The problem — How does the data below read from its first line through the line containing "-7.3, -7.0, -6.7];"? Print those lines exactly.

Information shown —
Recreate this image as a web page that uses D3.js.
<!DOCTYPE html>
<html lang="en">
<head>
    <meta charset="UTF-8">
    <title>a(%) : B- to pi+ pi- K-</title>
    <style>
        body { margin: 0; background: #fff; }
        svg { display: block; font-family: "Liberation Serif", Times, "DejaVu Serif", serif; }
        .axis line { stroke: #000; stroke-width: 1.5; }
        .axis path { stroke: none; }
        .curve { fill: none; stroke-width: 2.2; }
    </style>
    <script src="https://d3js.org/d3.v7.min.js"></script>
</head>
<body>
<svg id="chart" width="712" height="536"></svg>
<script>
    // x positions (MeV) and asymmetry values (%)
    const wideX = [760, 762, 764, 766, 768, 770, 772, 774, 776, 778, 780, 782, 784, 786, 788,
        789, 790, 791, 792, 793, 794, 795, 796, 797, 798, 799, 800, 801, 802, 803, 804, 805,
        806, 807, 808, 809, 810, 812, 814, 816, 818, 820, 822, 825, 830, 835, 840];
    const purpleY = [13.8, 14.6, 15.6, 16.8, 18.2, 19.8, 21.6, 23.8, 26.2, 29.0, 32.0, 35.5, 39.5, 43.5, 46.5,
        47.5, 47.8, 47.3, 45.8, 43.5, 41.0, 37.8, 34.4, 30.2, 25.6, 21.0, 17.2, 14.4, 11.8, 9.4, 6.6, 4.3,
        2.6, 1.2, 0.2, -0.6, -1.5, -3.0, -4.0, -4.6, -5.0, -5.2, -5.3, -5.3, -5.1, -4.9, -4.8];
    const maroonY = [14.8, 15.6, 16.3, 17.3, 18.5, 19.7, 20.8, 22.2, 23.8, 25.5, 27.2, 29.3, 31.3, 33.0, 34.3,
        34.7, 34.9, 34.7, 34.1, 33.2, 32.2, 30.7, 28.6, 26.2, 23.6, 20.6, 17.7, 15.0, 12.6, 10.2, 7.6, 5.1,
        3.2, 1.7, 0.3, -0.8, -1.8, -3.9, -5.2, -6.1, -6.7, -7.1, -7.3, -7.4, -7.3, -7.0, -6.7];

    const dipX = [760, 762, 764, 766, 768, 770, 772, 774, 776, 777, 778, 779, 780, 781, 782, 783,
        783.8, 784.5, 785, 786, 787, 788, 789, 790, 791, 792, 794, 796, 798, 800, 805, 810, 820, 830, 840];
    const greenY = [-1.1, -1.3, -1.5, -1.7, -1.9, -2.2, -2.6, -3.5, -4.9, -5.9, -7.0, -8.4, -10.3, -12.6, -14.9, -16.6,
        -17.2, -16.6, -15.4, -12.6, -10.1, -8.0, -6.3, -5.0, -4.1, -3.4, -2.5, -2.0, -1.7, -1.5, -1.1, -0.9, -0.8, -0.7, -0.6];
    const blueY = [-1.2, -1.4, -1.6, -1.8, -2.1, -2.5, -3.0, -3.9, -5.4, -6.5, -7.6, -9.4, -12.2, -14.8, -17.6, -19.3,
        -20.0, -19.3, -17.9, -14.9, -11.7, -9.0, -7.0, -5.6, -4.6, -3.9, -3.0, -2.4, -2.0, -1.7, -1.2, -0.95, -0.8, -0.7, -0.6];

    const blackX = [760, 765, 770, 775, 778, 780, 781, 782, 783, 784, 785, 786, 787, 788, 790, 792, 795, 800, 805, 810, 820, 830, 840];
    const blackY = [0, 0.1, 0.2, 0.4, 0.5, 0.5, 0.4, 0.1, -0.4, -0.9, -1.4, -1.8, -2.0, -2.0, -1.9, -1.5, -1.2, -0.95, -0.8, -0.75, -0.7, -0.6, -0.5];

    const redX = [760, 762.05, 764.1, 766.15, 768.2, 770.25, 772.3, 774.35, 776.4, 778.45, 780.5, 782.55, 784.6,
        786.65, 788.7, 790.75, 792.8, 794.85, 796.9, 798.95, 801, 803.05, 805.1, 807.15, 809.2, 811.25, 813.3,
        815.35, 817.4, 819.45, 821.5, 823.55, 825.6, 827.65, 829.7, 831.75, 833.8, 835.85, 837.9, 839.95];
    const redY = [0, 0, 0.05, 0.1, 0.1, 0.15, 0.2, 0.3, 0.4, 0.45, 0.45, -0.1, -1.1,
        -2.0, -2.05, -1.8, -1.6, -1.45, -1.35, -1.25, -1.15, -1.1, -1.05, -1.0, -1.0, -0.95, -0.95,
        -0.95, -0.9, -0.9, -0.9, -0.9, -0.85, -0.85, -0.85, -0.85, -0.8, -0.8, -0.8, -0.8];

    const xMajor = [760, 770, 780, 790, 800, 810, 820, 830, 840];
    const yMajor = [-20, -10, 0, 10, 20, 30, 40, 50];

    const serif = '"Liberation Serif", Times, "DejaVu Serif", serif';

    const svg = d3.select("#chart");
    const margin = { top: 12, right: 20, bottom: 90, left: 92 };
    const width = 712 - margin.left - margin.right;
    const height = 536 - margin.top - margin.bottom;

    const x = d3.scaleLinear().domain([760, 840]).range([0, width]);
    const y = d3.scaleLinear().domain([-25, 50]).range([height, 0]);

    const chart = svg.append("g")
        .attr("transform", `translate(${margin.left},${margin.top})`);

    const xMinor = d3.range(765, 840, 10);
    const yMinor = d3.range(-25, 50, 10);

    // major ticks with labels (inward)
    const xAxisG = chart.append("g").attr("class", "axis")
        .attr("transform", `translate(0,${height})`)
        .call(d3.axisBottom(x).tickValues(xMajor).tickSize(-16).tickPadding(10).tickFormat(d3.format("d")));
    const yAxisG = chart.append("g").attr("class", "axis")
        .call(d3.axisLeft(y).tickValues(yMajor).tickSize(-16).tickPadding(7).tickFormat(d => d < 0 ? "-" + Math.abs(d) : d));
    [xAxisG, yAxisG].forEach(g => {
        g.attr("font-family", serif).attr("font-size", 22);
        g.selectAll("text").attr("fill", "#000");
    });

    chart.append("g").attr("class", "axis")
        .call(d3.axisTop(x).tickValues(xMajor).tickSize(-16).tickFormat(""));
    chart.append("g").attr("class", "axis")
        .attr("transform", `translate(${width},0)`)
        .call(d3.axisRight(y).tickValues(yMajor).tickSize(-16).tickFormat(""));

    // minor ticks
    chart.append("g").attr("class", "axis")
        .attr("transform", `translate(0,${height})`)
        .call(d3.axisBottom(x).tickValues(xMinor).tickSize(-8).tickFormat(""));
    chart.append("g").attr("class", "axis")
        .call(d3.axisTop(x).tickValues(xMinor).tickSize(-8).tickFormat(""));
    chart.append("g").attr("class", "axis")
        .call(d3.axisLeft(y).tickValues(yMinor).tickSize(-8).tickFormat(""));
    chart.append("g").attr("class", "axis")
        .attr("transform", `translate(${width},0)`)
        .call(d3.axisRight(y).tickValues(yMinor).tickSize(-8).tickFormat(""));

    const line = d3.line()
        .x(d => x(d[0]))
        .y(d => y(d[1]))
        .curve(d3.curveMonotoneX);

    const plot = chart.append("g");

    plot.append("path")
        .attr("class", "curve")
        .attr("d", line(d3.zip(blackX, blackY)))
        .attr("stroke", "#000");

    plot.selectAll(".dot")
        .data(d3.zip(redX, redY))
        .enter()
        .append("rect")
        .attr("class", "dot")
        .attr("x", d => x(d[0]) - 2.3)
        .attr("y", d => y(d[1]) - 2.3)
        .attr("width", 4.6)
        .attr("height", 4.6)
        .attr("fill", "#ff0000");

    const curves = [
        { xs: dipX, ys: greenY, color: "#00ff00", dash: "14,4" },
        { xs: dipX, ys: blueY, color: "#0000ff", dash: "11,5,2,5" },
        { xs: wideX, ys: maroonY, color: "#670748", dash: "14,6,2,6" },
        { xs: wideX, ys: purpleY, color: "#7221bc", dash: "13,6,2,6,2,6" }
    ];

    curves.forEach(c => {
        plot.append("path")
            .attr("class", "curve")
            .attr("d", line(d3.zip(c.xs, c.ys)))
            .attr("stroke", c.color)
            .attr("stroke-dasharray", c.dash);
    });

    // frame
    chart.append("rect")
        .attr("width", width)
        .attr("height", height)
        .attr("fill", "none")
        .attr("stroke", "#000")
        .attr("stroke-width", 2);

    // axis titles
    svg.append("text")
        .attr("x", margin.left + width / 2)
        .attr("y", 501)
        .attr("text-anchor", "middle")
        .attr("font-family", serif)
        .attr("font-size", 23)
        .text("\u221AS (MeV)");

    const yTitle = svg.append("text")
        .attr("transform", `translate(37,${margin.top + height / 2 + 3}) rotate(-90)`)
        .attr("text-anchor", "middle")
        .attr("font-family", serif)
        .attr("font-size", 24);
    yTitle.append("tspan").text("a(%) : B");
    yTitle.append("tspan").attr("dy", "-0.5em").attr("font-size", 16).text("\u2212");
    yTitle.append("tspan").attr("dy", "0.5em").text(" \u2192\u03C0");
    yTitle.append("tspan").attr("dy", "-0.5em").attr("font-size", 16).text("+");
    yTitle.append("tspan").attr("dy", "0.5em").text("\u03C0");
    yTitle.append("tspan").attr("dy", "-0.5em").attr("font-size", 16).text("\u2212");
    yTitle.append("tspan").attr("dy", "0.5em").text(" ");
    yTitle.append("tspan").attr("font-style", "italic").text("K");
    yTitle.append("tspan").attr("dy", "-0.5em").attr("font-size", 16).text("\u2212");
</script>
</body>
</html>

Result of this task —
Recreate this image as a web page that uses D3.js.
<!DOCTYPE html>
<html lang="en">
<head>
    <meta charset="UTF-8">
    <title>a(%) : B- to pi+ pi- K-</title>
    <style>
        body { margin: 0; background: #fff; }
        svg { display: block; font-family: "Liberation Serif", Times, "DejaVu Serif", serif; }
        .axis line { stroke: #000; stroke-width: 1.5; }
        .axis path { stroke: none; }
        .curve { fill: none; stroke-width: 2.2; }
    </style>
    <script src="https://d3js.org/d3.v7.min.js"></script>
</head>
<body>
<svg id="chart" width="712" height="536"></svg>
<script>
    // x positions (MeV) and asymmetry values (%)
    const wideX = [760, 762, 764, 766, 768, 770, 772, 774, 776, 778, 780, 782, 784, 786, 788,
        789, 790, 791, 792, 793, 794, 795, 796, 797, 798, 799, 800, 801, 802, 803, 804, 805,
        806, 807, 808, 809, 810, 812, 814, 816, 818, 820, 822, 825, 830, 835, 840];
    const purpleY = [13.8, 14.6, 15.6, 16.8, 18.2, 19.8, 21.6, 23.8, 26.2, 29.0, 32.0, 35.5, 39.5, 43.5, 46.5,
        47.5, 47.8, 47.3, 45.8, 43.5, 41.0, 37.8, 34.4, 30.2, 25.6, 21.0, 17.2, 14.4, 11.8, 9.4, 6.6, 4.3,
        2.6, 1.2, 0.2, -0.6, -1.5, -3.0, -4.0, -4.6, -5.0, -5.2, -5.3, -5.3, -5.1, -4.9, -4.8];
    const maroonY = [14.8, 15.6, 16.3, 17.3, 18.5, 19.7, 20.8, 22.2, 23.8, 25.5, 27.2, 29.3, 31.3, 33.0, 34.3,
        34.7, 34.9, 34.7, 34.1, 33.2, 32.2, 30.7, 28.6, 26.2, 23.6, 20.6, 17.7, 15.0, 12.6, 10.2, 7.6, 5.1,
        3.2, 1.7, 0.3, -0.8, -1.8, -3.9, -5.2, -6.1, -6.7, -7.1, -7.3, -7.4, -7.3, -7.0, -6.7];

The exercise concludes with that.